Há quem queira murar, quem queira vigiar, quem queira limpar os becos e apagar as paredes grafitadas de opinião. Ah, como se as ideias tivessem medo da luz! Recordei, então, o velho Orwell, que em 1984 viu nascer um tempo de olhos vigilantes e palavras controladas. Talvez ele não imaginasse que o “Grande Irmão” um dia usaria logotipos sorridentes, interfaces elegantes e políticas de privacidade que ninguém lê. Mas ele pressentiu - oh, sim - que o perigo viria do conforto. E que um dia chamaríamos censura de “segurança”, e vigilância de “proteção”.
As nações erguem muros digitais, cada uma proclamando sua soberania de dados, seu firewall patriótico, seu domínio nacional.
A rede, essa que nasceu universal, começa a se fragmentar como um espelho que cai no chão: cada pedaço reflete um rosto diferente, uma verdade diferente, uma versão conveniente do real.

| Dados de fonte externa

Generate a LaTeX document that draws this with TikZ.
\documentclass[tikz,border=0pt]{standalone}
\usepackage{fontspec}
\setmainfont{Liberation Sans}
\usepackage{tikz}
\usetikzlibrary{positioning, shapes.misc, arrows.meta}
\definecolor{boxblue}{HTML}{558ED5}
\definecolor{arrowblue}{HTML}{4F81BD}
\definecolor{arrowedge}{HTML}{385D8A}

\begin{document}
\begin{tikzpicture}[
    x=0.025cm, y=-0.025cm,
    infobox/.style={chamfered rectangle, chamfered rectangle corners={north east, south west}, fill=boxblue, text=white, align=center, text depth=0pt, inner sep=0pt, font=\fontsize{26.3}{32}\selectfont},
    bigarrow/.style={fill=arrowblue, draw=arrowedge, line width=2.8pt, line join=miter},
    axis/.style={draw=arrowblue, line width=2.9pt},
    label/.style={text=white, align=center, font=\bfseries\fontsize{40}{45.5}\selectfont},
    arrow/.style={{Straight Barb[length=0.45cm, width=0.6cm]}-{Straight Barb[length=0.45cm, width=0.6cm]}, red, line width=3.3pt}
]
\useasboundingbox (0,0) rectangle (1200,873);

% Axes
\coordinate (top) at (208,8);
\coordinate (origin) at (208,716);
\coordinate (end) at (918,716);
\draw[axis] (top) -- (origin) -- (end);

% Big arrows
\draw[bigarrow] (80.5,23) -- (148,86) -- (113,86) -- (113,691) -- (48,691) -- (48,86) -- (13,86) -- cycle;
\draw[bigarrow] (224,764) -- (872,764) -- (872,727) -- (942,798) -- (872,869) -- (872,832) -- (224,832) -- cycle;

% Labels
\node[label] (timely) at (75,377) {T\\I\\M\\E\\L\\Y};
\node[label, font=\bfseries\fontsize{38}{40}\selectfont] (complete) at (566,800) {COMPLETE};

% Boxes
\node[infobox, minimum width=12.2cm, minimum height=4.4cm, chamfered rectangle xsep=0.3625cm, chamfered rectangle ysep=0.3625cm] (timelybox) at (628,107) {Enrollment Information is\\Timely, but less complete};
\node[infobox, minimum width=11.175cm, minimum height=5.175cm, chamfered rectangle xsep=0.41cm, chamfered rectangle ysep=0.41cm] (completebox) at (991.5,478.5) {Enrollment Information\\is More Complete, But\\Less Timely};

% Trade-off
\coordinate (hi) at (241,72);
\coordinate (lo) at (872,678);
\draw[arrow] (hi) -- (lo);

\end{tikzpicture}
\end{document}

O cidadão digital, cansado de ser número, começa a desconfiar do próprio reflexo.
E no entanto - ainda há ternura na rede.
Há o programador que insiste em abrir código, o ativista que defende a privacidade, o acadêmico que debate em praça pública, o gestor que acredita no multissetorialismo como antídoto contra o autoritarismo. Há luz nos servidores e esperança nos pacotes que cruzam oceanos.
A Internet é o espelho da humanidade - e espelhos, sabemos, são frágeis. Mas é melhor um espelho trincado do que um vidro negro, opaco, que nos devolve apenas o olhar do censor.
Termino lembrando uma máxima antiga, que bem poderia ser lema dos que teimam em resistir:
Per angusta ad augusta - “Por caminhos estreitos, às grandezas.”. Talvez o destino da rede, e da própria liberdade, seja este: seguir tropeçando pelos becos apertados da história, mas sem jamais deixar de caminhar.